start AVAILABLE DATA
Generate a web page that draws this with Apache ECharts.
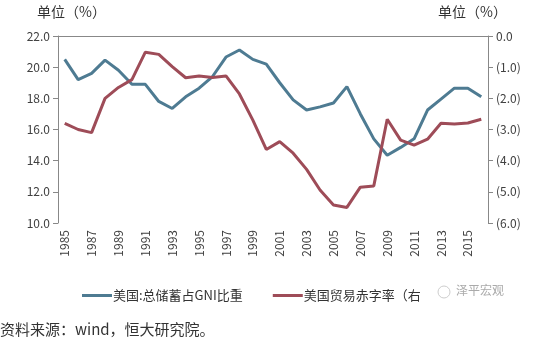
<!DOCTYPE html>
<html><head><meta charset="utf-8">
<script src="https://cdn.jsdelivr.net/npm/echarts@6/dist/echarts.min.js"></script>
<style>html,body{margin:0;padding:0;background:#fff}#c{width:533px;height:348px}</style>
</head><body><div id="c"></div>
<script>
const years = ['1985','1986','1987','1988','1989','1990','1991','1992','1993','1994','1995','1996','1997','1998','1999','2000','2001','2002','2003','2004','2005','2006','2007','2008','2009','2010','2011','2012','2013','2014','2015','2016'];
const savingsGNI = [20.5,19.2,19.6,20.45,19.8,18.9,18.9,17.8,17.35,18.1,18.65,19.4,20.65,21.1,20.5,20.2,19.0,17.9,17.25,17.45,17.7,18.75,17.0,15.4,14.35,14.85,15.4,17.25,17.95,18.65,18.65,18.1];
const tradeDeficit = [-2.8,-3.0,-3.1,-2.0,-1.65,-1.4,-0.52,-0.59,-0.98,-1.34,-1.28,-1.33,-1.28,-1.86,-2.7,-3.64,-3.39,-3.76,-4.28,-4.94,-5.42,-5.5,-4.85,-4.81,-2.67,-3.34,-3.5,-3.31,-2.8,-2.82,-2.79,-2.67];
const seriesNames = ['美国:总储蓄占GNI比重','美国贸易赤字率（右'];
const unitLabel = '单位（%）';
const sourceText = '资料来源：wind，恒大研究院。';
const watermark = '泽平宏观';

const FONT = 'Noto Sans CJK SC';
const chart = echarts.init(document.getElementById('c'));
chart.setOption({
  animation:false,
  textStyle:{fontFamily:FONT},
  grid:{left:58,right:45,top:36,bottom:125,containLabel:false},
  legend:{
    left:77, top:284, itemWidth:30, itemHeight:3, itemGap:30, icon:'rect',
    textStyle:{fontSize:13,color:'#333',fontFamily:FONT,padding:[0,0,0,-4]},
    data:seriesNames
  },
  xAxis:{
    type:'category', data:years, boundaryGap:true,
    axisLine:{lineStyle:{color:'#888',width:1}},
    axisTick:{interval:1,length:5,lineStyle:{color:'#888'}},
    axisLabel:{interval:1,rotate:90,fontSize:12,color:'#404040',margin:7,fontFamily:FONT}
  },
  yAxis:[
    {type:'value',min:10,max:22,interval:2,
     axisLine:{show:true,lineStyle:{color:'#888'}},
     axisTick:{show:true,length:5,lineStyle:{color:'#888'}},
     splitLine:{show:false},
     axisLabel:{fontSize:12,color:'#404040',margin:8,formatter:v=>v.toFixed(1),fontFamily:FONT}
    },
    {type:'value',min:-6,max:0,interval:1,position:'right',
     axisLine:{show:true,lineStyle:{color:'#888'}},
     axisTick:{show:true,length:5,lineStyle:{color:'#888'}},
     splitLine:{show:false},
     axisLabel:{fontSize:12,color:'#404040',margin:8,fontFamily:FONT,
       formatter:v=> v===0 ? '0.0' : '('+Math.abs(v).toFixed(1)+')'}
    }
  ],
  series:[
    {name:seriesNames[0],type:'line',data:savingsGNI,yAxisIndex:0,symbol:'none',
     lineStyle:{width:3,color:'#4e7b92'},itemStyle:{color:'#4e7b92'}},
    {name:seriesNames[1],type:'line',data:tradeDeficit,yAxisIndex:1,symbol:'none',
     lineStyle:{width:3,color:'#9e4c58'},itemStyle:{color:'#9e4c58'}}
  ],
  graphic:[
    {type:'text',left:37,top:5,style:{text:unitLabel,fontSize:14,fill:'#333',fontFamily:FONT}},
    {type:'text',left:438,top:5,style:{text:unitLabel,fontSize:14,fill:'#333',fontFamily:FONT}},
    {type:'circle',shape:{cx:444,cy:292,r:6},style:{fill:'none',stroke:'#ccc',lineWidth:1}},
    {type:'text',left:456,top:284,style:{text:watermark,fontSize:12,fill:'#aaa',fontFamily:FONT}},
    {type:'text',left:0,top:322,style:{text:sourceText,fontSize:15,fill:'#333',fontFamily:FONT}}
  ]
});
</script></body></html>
end AVAILABLE DATA
- **YOUR TASK**: Copy each line above precisely, dropping the pictures.

- **COMPLETE RESPONSE**:
Generate a web page that draws this with Apache ECharts.
<!DOCTYPE html>
<html><head><meta charset="utf-8">
<script src="https://cdn.jsdelivr.net/npm/echarts@6/dist/echarts.min.js"></script>
<style>html,body{margin:0;padding:0;background:#fff}#c{width:533px;height:348px}</style>
</head><body><div id="c"></div>
<script>
const years = ['1985','1986','1987','1988','1989','1990','1991','1992','1993','1994','1995','1996','1997','1998','1999','2000','2001','2002','2003','2004','2005','2006','2007','2008','2009','2010','2011','2012','2013','2014','2015','2016'];
const savingsGNI = [20.5,19.2,19.6,20.45,19.8,18.9,18.9,17.8,17.35,18.1,18.65,19.4,20.65,21.1,20.5,20.2,19.0,17.9,17.25,17.45,17.7,18.75,17.0,15.4,14.35,14.85,15.4,17.25,17.95,18.65,18.65,18.1];
const tradeDeficit = [-2.8,-3.0,-3.1,-2.0,-1.65,-1.4,-0.52,-0.59,-0.98,-1.34,-1.28,-1.33,-1.28,-1.86,-2.7,-3.64,-3.39,-3.76,-4.28,-4.94,-5.42,-5.5,-4.85,-4.81,-2.67,-3.34,-3.5,-3.31,-2.8,-2.82,-2.79,-2.67];
const seriesNames = ['美国:总储蓄占GNI比重','美国贸易赤字率（右'];
const unitLabel = '单位（%）';
const sourceText = '资料来源：wind，恒大研究院。';
const watermark = '泽平宏观';

const FONT = 'Noto Sans CJK SC';
const chart = echarts.init(document.getElementById('c'));
chart.setOption({
  animation:false,
  textStyle:{fontFamily:FONT},
  grid:{left:58,right:45,top:36,bottom:125,containLabel:false},
  legend:{
    left:77, top:284, itemWidth:30, itemHeight:3, itemGap:30, icon:'rect',
    textStyle:{fontSize:13,color:'#333',fontFamily:FONT,padding:[0,0,0,-4]},
    data:seriesNames
  },
  xAxis:{
    type:'category', data:years, boundaryGap:true,
    axisLine:{lineStyle:{color:'#888',width:1}},
    axisTick:{interval:1,length:5,lineStyle:{color:'#888'}},
    axisLabel:{interval:1,rotate:90,fontSize:12,color:'#404040',margin:7,fontFamily:FONT}
  },
  yAxis:[
    {type:'value',min:10,max:22,interval:2,
     axisLine:{show:true,lineStyle:{color:'#888'}},
     axisTick:{show:true,length:5,lineStyle:{color:'#888'}},
     splitLine:{show:false},
     axisLabel:{fontSize:12,color:'#404040',margin:8,formatter:v=>v.toFixed(1),fontFamily:FONT}
    },
    {type:'value',min:-6,max:0,interval:1,position:'right',
     axisLine:{show:true,lineStyle:{color:'#888'}},
     axisTick:{show:true,length:5,lineStyle:{color:'#888'}},
     splitLine:{show:false},
     axisLabel:{fontSize:12,color:'#404040',margin:8,fontFamily:FONT,
       formatter:v=> v===0 ? '0.0' : '('+Math.abs(v).toFixed(1)+')'}
    }
  ],
  series:[
    {name:seriesNames[0],type:'line',data:savingsGNI,yAxisIndex:0,symbol:'none',
     lineStyle:{width:3,color:'#4e7b92'},itemStyle:{color:'#4e7b92'}},
    {name:seriesNames[1],type:'line',data:tradeDeficit,yAxisIndex:1,symbol:'none',
     lineStyle:{width:3,color:'#9e4c58'},itemStyle:{color:'#9e4c58'}}
  ],
  graphic:[
    {type:'text',left:37,top:5,style:{text:unitLabel,fontSize:14,fill:'#333',fontFamily:FONT}},
    {type:'text',left:438,top:5,style:{text:unitLabel,fontSize:14,fill:'#333',fontFamily:FONT}},
    {type:'circle',shape:{cx:444,cy:292,r:6},style:{fill:'none',stroke:'#ccc',lineWidth:1}},
    {type:'text',left:456,top:284,style:{text:watermark,fontSize:12,fill:'#aaa',fontFamily:FONT}},
    {type:'text',left:0,top:322,style:{text:sourceText,fontSize:15,fill:'#333',fontFamily:FONT}}
  ]
});
</script></body></html>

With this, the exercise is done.